Purple Crocuses (1991)
Art
Audrey’s Clapham maisonette was crammed with the artefacts of her entire artistic life, too numerous to itemise. Tables, dressers and even the floors were hidden beneath toppling piles of sketches and framed pictures. The beds of the spare room sagged under the burden of hundreds of scrapbooks and her writings.
As an artist, Audrey never stood still. She constantly expanded her oeuvre with innovative and daring exploration founded on the rigorous training she received at Sunderland Art College and the Royal Academy Schools. Although her illness deprived her of a graduate’s diploma from the R.A., her tutors praised her work and she exhibited several times at the famous Summer exhibition. Audrey did not regard herself as an ‘outsider’ artist.

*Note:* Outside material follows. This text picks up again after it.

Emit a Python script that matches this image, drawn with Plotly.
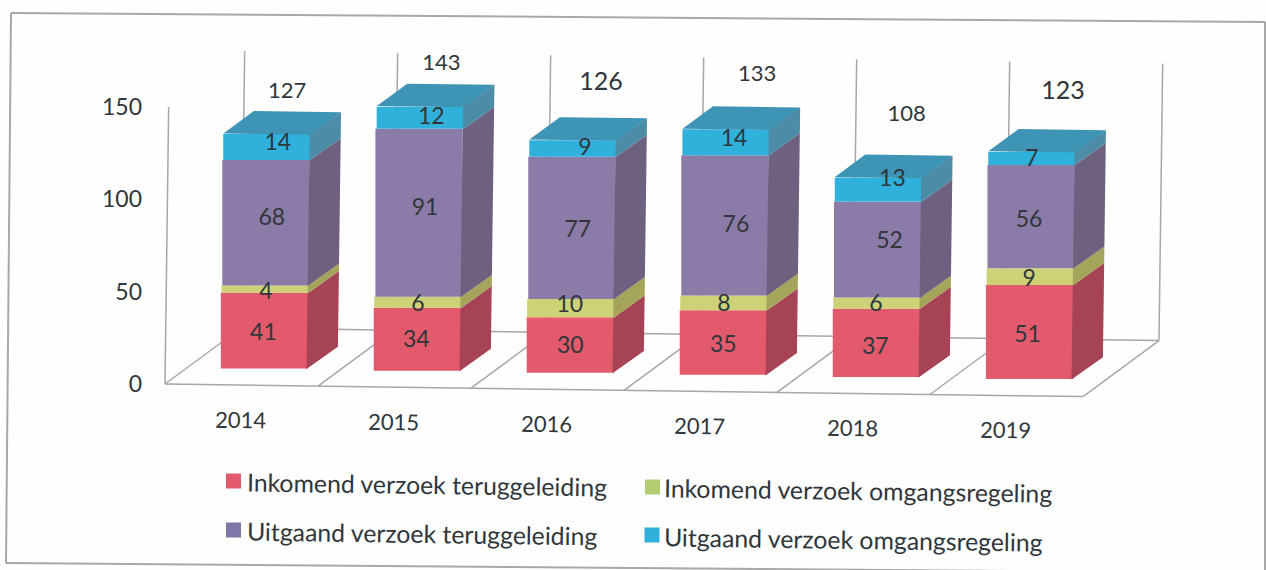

Some early work, two (of 850) sketchbooks and most of her scrapbooks have been scanned by Wellcome and can be viewed online. They may be viewed at Wellcome by appointment. It is possible that more sketchbooks will be viewable online in the future.
Early work
My Mother (1960s)
Audrey was a prolific creator at all stages of her training and throughout her artistic career. The work she did at Bede Grammar School, Sunderland Art College and the Royal Academy Schools is in the realist tradition of her era. She referred to it as her “kitchen sink” period in contrast to the “avant-garde” artist she said she became.
Sketchbooks
Still car (1993)
Audrey constantly produced new artistic work. She left 850 filled sketch books in the house, many with drawings on both sides of a page. She experimented with a variety of media and styles, which seem to have had in common the rapid speed at which she worked in order to capture the immediacy of the subject. The later sketches are all neatly titled, dated and signed. She drew the objects, places and people which surrounded her, at home, on the local streets and all over London. She attended many sporting and cultural events and sketched them, including tennis at Wimbledon; the Queen passing on the Mall; Joan Sutherland at the Royal Opera House; Pierre Boulez at the Albert Hall; Tina Turner at Hammersmith Odeon.
Scrapbooks
Scrapbook (2000s) © Wellcome
The scrapbooks Audrey filled over the years initially displayed her printed photos (100s from a single visit to Regents Park Zoo); news clippings; ads (she went through car dealer and estate agent phases); letters; receipts and found objects (a cigarette butt discovered under a chair in 1999). In her later years, the scrapbooks evolved to include packaging from all the food Audrey had bought and eaten (the receipts recorded separately in the Accounts Books). She arranged the pages meticulously, always with attention to the aesthetic design of the packaging. The collages were annotated with comments such as ‘Intense Colours’ or references to other artworks or similar names they reminded her of. The comments often developed into streams of word-association linking celebrities, artists, politicians, people she knew from the distant past in Sunderland, and ideas and concepts with reminiscent names.